Afaq has three children — a daughter who is six-and-a-half, a son who has turned four, and another son who is just 50 days old.

Lanka is an MBA student at Anjuman Institute of Technology and Management, Bhatkal. “The family reached Bengaluru at 9.15 am (on January 8), and Afaq left home 45 minutes later. When his mother called him at 11 am, there was no response,” Lanka said. Suboor had left Afaq’s Bengaluru apartment to work on a college project. News soon broke that he had been arrested by the Central Crime Branch.

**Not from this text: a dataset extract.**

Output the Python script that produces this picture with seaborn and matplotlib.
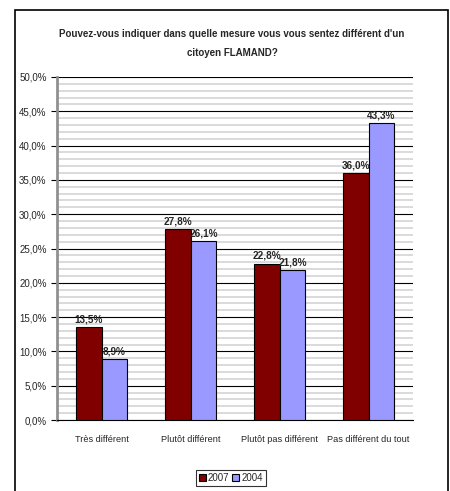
import matplotlib.pyplot as plt
import matplotlib.ticker as mticker
import matplotlib.patches as mpatches
import numpy as np
import pandas as pd
import seaborn as sns

categories = ["Très différent", "Plutôt différent", "Plutôt pas différent", "Pas différent du tout"]
years = ["2007", "2004"]
values_2007 = [13.5, 27.8, 22.8, 36.0]
values_2004 = [8.9, 26.1, 21.8, 43.3]
title = "Pouvez-vous indiquer dans quelle mesure vous vous sentez différent d'un\ncitoyen FLAMAND?"

df = pd.DataFrame({
    "categorie": categories * 2,
    "annee": [years[0]] * 4 + [years[1]] * 4,
    "pct": values_2007 + values_2004,
})

sns.set_style("white")
plt.rcParams["font.family"] = ["Liberation Sans", "DejaVu Sans"]

W, H = 450, 491
fig = plt.figure(figsize=(W / 100, H / 100), dpi=100)
ax = fig.add_axes([57 / W, 1 - 420 / H, (413 - 57) / W, (420 - 77) / H])

sns.barplot(data=df, x="categorie", y="pct", hue="annee", ax=ax,
            palette={"2007": "#800000", "2004": "#9999FF"},
            width=0.58, edgecolor="black", linewidth=0.8, saturation=1,
            zorder=3, legend=True)

ax.set_ylim(0, 50)
ax.set_xlim(-0.5, 3.5)
ax.yaxis.set_major_locator(mticker.MultipleLocator(5))
ax.yaxis.set_minor_locator(mticker.MultipleLocator(1))
ax.yaxis.set_major_formatter(mticker.FuncFormatter(lambda v, p: f"{v:.1f}%".replace(".", ",")))
ax.grid(which="minor", axis="y", color="#d4d4d4", linewidth=1.2, zorder=0)
ax.grid(which="major", axis="y", color="black", linewidth=0.8, zorder=1)
ax.set_axisbelow(True)

for side in ["top", "right"]:
    ax.spines[side].set_visible(False)
ax.spines["left"].set_color("#909090")
ax.spines["left"].set_linewidth(2)
ax.spines["bottom"].set_color("black")
ax.spines["bottom"].set_linewidth(0.8)

ax.set_xticks([0, 1, 2, 3])
ax.set_xticklabels(categories, fontsize=6.6)
ax.set_xticks([0.5, 1.5, 2.5], minor=True)
ax.tick_params(axis="x", which="major", length=0, pad=11)
ax.tick_params(axis="x", which="minor", length=4, direction="out", color="black", width=0.8)
ax.tick_params(axis="y", which="major", labelsize=7, length=4, direction="out", color="black", width=0.8, left=True)
ax.tick_params(axis="y", which="minor", length=0)
ax.set_xlabel("")
ax.set_ylabel("")

for cont in ax.containers:
    ax.bar_label(cont, labels=[f"{v:.1f}%".replace(".", ",") for v in cont.datavalues],
                 fontsize=7.2, fontweight="bold", padding=2)

fig.text(232 / W, 1 - 43.5 / H, title, ha="center", va="center", fontsize=7,
         fontweight="bold", linespacing=2.2)

handles, labels = ax.get_legend_handles_labels()
ax.get_legend().remove()
leg = fig.legend(handles, labels, loc="center", bbox_to_anchor=(231 / W, 1 - 478 / H),
                 ncol=2, fontsize=7, frameon=True, fancybox=False, edgecolor="black",
                 handlelength=0.7, handleheight=0.7, handletextpad=0.2, columnspacing=0.3,
                 borderpad=0.3, borderaxespad=0)
leg.get_frame().set_linewidth(0.8)

fig.patches.append(mpatches.Rectangle((15 / W, -0.05), (448 - 15) / W, 1 - 10 / H + 0.05,
                                      transform=fig.transFigure, fill=False,
                                      edgecolor="black", linewidth=1.2))

fig.savefig("out.png", dpi=100, facecolor="white")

Afaq’s wife is from the Nawayat community, many of whom are settled in Pakistan. “It is not unusual. We have at least 30 such cases here,” said Lanka. Anyone who lives in India for five years can claim citizenship. Afaq had tried for three years to get her citizenship papers, Lanka said. Afaq was an excellent footballer and would sometimes volunteer to teach children in Bhatkal.

Suboor’s Story

Abdus Suboor, the MBA student arrested with Afaq, is an enthusiastic entrepreneur. “He would advise us not to clamour for employment but to create a new business,” said Sarfraz Ahmed, his friend.

Suboor and Ahmed had bought a dairy farm for `1.5 lakh a year-and-a-half ago, and had been supplying fresh milk to about 200 homes. “We wanted to give our customers a chemical-free product. We had also put up a solar unit at Khazia Bungalow in Nawayat Colony. The building runs on solar power,” said Ahmed.

Their families wanted them to finish their studies and then take up business. “We have been friends for eight years,” Ahmed said. “If he’d had any such links, he would have told me.”

Mustaq Ahmed, vice-principal of Anjuman Institute, said the news about Suboor was disturbing. “The boy was simple and never showed aggression. In two decades, I have not come across any terror case at our institution.”

Little Arab

Majlise Islah Wo Tanzeem, a confederation of Islamic organisations in Bhatkal, is influential enough to determine election results. During the recent municipal elections, it made its recommendations clear. In 23 wards, 18 candidates picked by Tanzeem won. The town is called Little Arab because, as a resident said, “every second house has someone working in the Middle East.” Bhatkal also has about 100 mosques.